Coleman, a former district attorney, told Galloway that "senior Iraqi officials have confirmed that you, in fact, received oil allocations and that the documents that identify you as an allocation recipient are valid."
But, Galloway challenged that accusation, saying: "Now, I know that standards have slipped over the last few years in Washington, but for a lawyer, you're remarkably cavalier with any idea of justice."
"I am not now or ever been an oil trader and neither has anyone on my behalf. I have never seen a barrel of oil, owned one, bought one, sold one, and neither has anybody on my behalf,"
"If you had any evidence of that I had ever engaged in any actual oil transaction, if you had any evidence that anybody ever gave me any money, it would be before the public and before this committee today."
Regardless of who sold oil to whom, or who profited thereby, Galloway brought up the solid fact that Secretary of Defense Donald Rumsfeld had been playing footsie with Saddam Hussein: . "As a matter of fact I have met Saddam Hussein exactly the same number of times that Donald Rumsfeld met him. The difference is that Donald Rumsfeld met him to sell him guns."
Bush has been trying to foist off John Bolton on the country as a leading diplomat, and brushes aside any talk of Bolton being irascible, bullying, and blistering.
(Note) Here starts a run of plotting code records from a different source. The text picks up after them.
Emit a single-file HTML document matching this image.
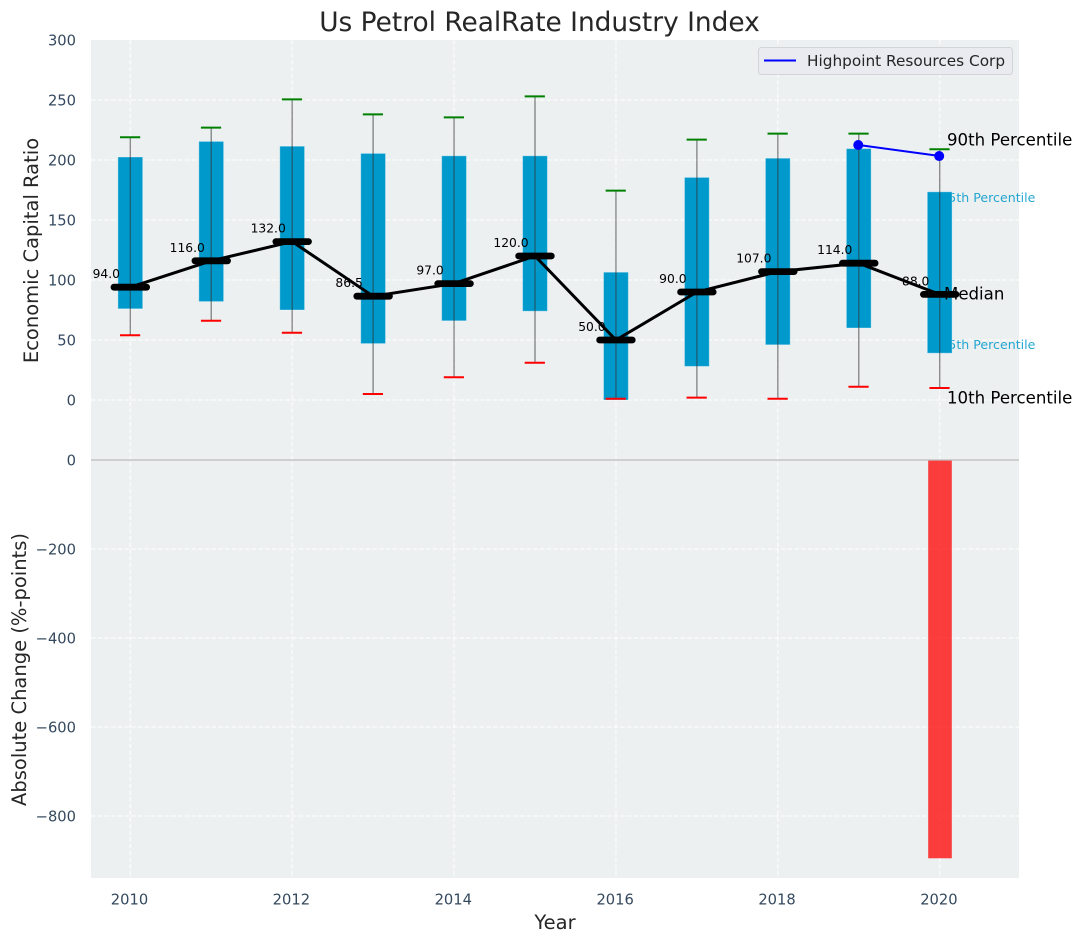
<!DOCTYPE html>
<html lang="en">
<head>
<meta charset="utf-8">
<title>Us Petrol RealRate Industry Index</title>
<style>
html,body{margin:0;padding:0;background:#fff;width:1082px;height:942px;overflow:hidden}
svg{display:block}
text{font-family:"DejaVu Sans","Liberation Sans",sans-serif}
</style>
</head>
<body>
<svg id="chart" xmlns="http://www.w3.org/2000/svg" width="1082" height="942" viewBox="0 0 1082 942">
<rect x="91" y="40" width="928" height="420" fill="#ecf0f1"/>
<rect x="91" y="460" width="928" height="418" fill="#ecf0f1"/>
<g id="grid"></g>
<g id="under"></g>
<g id="bars"></g>
<g id="boxes"></g>
<g id="marks"></g>
<line x1="91" y1="460" x2="1019" y2="460" stroke="#bdbdbd" stroke-width="1.3"/>
<g id="ticks"></g>
<text x="539.5" y="31" text-anchor="middle" font-size="26.4" fill="#262626">Us Petrol RealRate Industry Index</text>
<text transform="translate(38,250.5) rotate(-90)" text-anchor="middle" font-size="19.5" fill="#262626">Economic Capital Ratio</text>
<text transform="translate(26,669.5) rotate(-90)" text-anchor="middle" font-size="19.5" fill="#262626">Absolute Change (%-points)</text>
<text x="555" y="929" text-anchor="middle" font-size="19.5" fill="#262626">Year</text>
<g>
<rect x="758.5" y="47.5" width="254" height="27" rx="3" fill="#e9ebf0" stroke="#d2d4d8" stroke-width="1"/>
<line x1="764" y1="60.5" x2="796" y2="60.5" stroke="#0000ff" stroke-width="2"/>
<text x="807" y="66" font-size="15.3" fill="#262626">Highpoint Resources Corp</text>
</g>
</svg>
<script>
const years = [2010, 2011, 2012, 2013, 2014, 2015, 2016, 2017, 2018, 2019, 2020];
const p10 = [54, 66, 56, 5, 19, 31, 1, 2, 1, 11, 10];
const p25 = [76, 82, 75, 47, 66, 74, 0, 28, 46, 60, 39];
const medians = [94, 116, 132, 86.5, 97, 120, 50, 90, 107, 114, 88];
const p75 = [202.5, 215.5, 211.5, 205.5, 203.5, 203.5, 106.5, 185.5, 201.5, 209.5, 173.5];
const p90 = [219, 227, 250.5, 238, 235.5, 253, 174.5, 217, 222, 222, 209];
const companyYears = [2019, 2020];
const companyValues = [212.5, 203.3];
const changeYears = [2020];
const changeValues = [-895];
const upperTicks = [0, 50, 100, 150, 200, 250, 300];
const lowerTicks = [0, -200, -400, -600, -800];
const xTicks = [2010, 2012, 2014, 2016, 2018, 2020];

const NS = 'http://www.w3.org/2000/svg';
const xPos = v => 130.3 + (v - 2010) * 80.94;
const yUp = v => 400 - v * 1.2;
const yLow = v => 460 - v * 0.445;

function make(parent, tag, attrs, content) {
  const el = document.createElementNS(NS, tag);
  for (const k in attrs) el.setAttribute(k, attrs[k]);
  if (content !== undefined) el.textContent = content;
  document.getElementById(parent).appendChild(el);
  return el;
}
function fmt(v) {
  return String(v).replace('-', '\u2212');
}

// Grid lines
xTicks.forEach(t => {
  const g = make('grid', 'line', {x1: xPos(t), x2: xPos(t), y1: 40, y2: 878, stroke: '#ffffff', 'stroke-width': 1.2, 'stroke-dasharray': '4.5 2.2', opacity: 0.85});
  
  
  const lab = make('ticks', 'text', {x: xPos(t) - 0.8, y: 904.5, 'text-anchor': 'middle', 'font-size': 14.7, fill: '#34495e'}, String(t));
  
  
});
upperTicks.forEach(t => {
  if (t < 300) {
    const g = make('grid', 'line', {x1: 91, x2: 1019, y1: yUp(t), y2: yUp(t), stroke: '#ffffff', 'stroke-width': 1.2, 'stroke-dasharray': '4.5 2.2', opacity: 0.85});
    
    
  }
  const lab = make('ticks', 'text', {x: 76, y: yUp(t) + 5.3, 'text-anchor': 'end', 'font-size': 14.7, fill: '#34495e'}, fmt(t));
  
  
});
lowerTicks.forEach(t => {
  if (t < 0) {
    const g = make('grid', 'line', {x1: 91, x2: 1019, y1: yLow(t), y2: yLow(t), stroke: '#ffffff', 'stroke-width': 1.2, 'stroke-dasharray': '4.5 2.2', opacity: 0.85});
    
    
  }
  const lab = make('ticks', 'text', {x: 76, y: yLow(t) + 5.3, 'text-anchor': 'end', 'font-size': 14.7, fill: '#34495e'}, fmt(t));
  
  
});

// Percentile annotations hidden partly behind the last box
const last = years.length - 1;
const lab75 = make('under', 'text', {x: xPos(years[last]) + 0.6, y: yUp(p75[last]) + 10, 'font-size': 12.6, fill: '#0099cc', opacity: 0.85}, '75th Percentile');


const lab25 = make('under', 'text', {x: xPos(years[last]) + 0.6, y: yUp(p25[last]) - 4, 'font-size': 12.6, fill: '#0099cc', opacity: 0.85}, '25th Percentile');



// Absolute change bars
changeYears.forEach((yr, i) => {
  const b = make('bars', 'rect', {x: xPos(yr) - 11.5, width: 23.6, y: yLow(0), height: yLow(changeValues[i]) - yLow(0), fill: '#ff0000', opacity: 0.75});
  
  
});

// Boxes and whiskers
years.forEach((yr, i) => {
  const x = xPos(yr);
  const box = make('boxes', 'rect', {x: x - 12.4, width: 24.8, y: yUp(p75[i]), height: yUp(p25[i]) - yUp(p75[i]), fill: '#0099cc', stroke: '#ffffff', 'stroke-opacity': 0.35, 'stroke-width': 1});
  
  
  const w = make('boxes', 'line', {x1: x, x2: x, y1: yUp(p90[i]), y2: yUp(p10[i]), stroke: '#333333', 'stroke-opacity': 0.55, 'stroke-width': 1.4});
  
  
  const hi = make('boxes', 'line', {x1: x - 10.3, x2: x + 9.9, y1: yUp(p90[i]), y2: yUp(p90[i]), stroke: '#008000', 'stroke-width': 2});
  
  
  const lo = make('boxes', 'line', {x1: x - 10.3, x2: x + 9.9, y1: yUp(p10[i]), y2: yUp(p10[i]), stroke: '#ff0000', 'stroke-width': 2});
  
  
});

// End-of-series annotations (drawn before the median bars)
const lab90 = make('marks', 'text', {x: 947, y: 145.3, 'font-size': 16.6, fill: '#000000'}, '90th Percentile');


const labMedian = make('marks', 'text', {x: 944, y: 299.3, 'font-size': 16.6, fill: '#000000'}, 'Median');


const lab10 = make('marks', 'text', {x: 947, y: 403.3, 'font-size': 16.6, fill: '#000000'}, '10th Percentile');



// Median value labels sit beneath the trend line
years.forEach((yr, i) => {
  const t = make('marks', 'text', {x: xPos(yr) - 24, y: yUp(medians[i]) - 9, 'text-anchor': 'middle', 'font-size': 12.3, fill: '#000000'}, medians[i].toFixed(1));
  
  
});

// Median trend line and median bars
const medianLine = make('marks', 'polyline', {points: years.map((yr, i) => xPos(yr) + ',' + yUp(medians[i])).join(' '), fill: 'none', stroke: '#000000', 'stroke-width': 3});


years.forEach((yr, i) => {
  const x = xPos(yr);
  const m = make('marks', 'line', {x1: x - 16.3, x2: x + 16.3, y1: yUp(medians[i]), y2: yUp(medians[i]), stroke: '#000000', 'stroke-width': 6.8, 'stroke-linecap': 'round'});
  
  
});

// Company series
const companyLine = make('marks', 'polyline', {points: companyYears.map((yr, i) => xPos(yr) + ',' + yUp(companyValues[i])).join(' '), fill: 'none', stroke: '#0000ff', 'stroke-width': 2});


companyYears.forEach((yr, i) => {
  const c = make('marks', 'circle', {cx: xPos(yr) - 0.5, cy: yUp(companyValues[i]), r: 5, fill: '#0000ff'});
  
  
});
</script>
</body>
</html>
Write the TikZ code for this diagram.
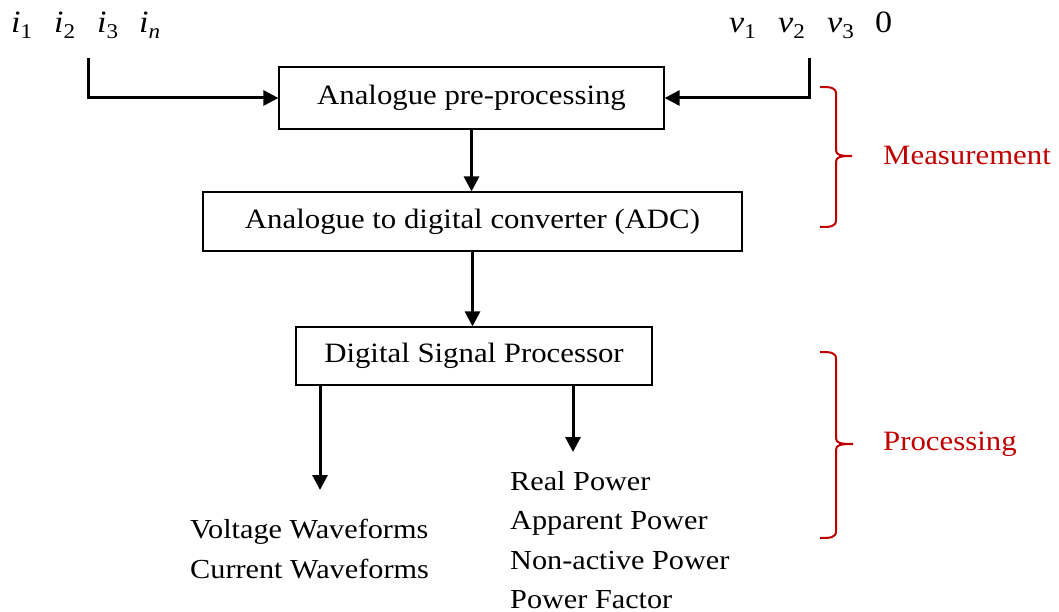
\documentclass[tikz,border=0pt]{standalone}
\usepackage{fontspec}
\setmainfont{Liberation Serif}[FakeStretch=1.1]
\usetikzlibrary{arrows.meta}
\definecolor{bracered}{HTML}{C00000}
% italic signal name with an upright subscript
\newcommand{\signame}[2]{\textit{#1}\raisebox{-6pt}{\fontsize{21}{21}\selectfont #2}}
\tikzset{
  blk/.style={draw, line width=1.2pt, inner sep=0pt, align=center,
              font=\fontsize{28}{34}\selectfont},
  conn/.style={line width=3pt, -{Triangle[length=15pt,width=15pt]}},
  brc/.style={draw=bracered, line width=2pt},
  phase/.style={anchor=base west, text=bracered, inner sep=0pt,
                font=\fontsize{28}{34}\selectfont},
  outtxt/.style={anchor=base west, inner sep=0pt,
                 font=\fontsize{27.5}{34}\selectfont},
  sig/.style={anchor=base west, inner sep=0pt,
              font=\fontsize{31}{34}\selectfont},
}
\begin{document}
\begin{tikzpicture}[x=1pt, y=-1pt]
\useasboundingbox (0,0) rectangle (1059,612);

% processing chain
\node[blk, minimum width=385pt, minimum height=62pt] (pre) at (471.5,98) {Analogue pre-processing};
\node[blk, minimum width=539pt, minimum height=59pt] (adc) at (472.5,221.5) {Analogue to digital converter (ADC)};
\node[blk, minimum width=356pt, minimum height=58pt] (dsp) at (474,356) {Digital Signal Processor};

% input signals
\node[sig] (i1) at (11,33) {\signame{i}{1}};
\node[sig] (i2) at (54,33) {\signame{i}{2}};
\node[sig] (i3) at (97,33) {\signame{i}{3}};
\node[sig] (in) at (139,33) {\signame{i}{\textit{n}}};
\node[sig] (v1) at (729,33) {\signame{v}{1}};
\node[sig] (v2) at (778,33) {\signame{v}{2}};
\node[sig] (v3) at (827,33) {\signame{v}{3}};
\node[sig] (v0) at (875,33) {0};

\coordinate (iin) at (88,58);
\coordinate (vin) at (809,58);
\draw[conn] (iin) |- (pre.west);
\draw[conn] (vin) |- (pre.east);

\draw[conn] (pre.south) -- (pre.south |- adc.north);
\draw[conn] (adc.south) -- (adc.south |- dsp.north);

% outputs
\coordinate (wvend) at (320,490);
\coordinate (pwend) at (573,452);
\draw[conn] (wvend |- dsp.south) -- (wvend);
\draw[conn] (pwend |- dsp.south) -- (pwend);

\node[outtxt] (vw) at (190,538) {Voltage Waveforms};
\node[outtxt] (cw) at (190,578) {Current Waveforms};
\node[outtxt] (rp) at (510,490) {Real Power};
\node[outtxt] (ap) at (510,529) {Apparent Power};
\node[outtxt] (np) at (510,569) {Non-active Power};
\node[outtxt] (pf) at (510,608) {Power Factor};

% stage braces
\draw[brc] (820,87) .. controls (830,87) and (836,87) .. (836,94) -- (836,150)
  .. controls (836,155) and (840,156) .. (852,156)
  (852,156) .. controls (840,156) and (836,157) .. (836,162) -- (836,220)
  .. controls (836,227) and (830,227) .. (820,227);
\node[phase] (meas) at (883,165) {Measurement};

\draw[brc] (820,352) .. controls (830,352) and (836,352) .. (836,359) -- (836,438)
  .. controls (836,443) and (840,444) .. (853,444)
  (853,444) .. controls (840,444) and (836,445) .. (836,450) -- (836,531)
  .. controls (836,538) and (830,538) .. (820,538);
\node[phase] (proc) at (883,450) {Processing};
\end{tikzpicture}
\end{document}
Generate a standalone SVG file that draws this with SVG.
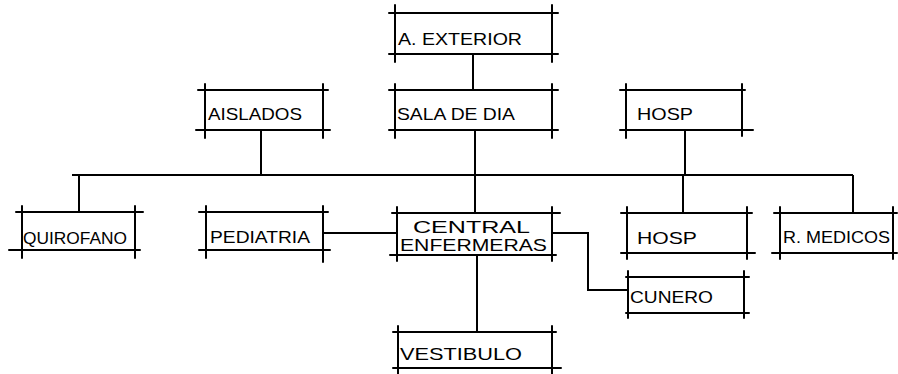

He says he loves "straight talk." Well, here is his chance to put someone in a diplomatic office that lets the chips fall where they may. He should nominate George Galloway. (Oh, sorry I forgot he is British.) In his Senate hearing he sounded like a good American patriot in the Harry Truman tradition, one of the first in years to stand up and crucify the Republican savior.
(As an aside, British politicians are quite skilled in debate, and should not be considered as patsies by American politicians. They, too, can play rough.)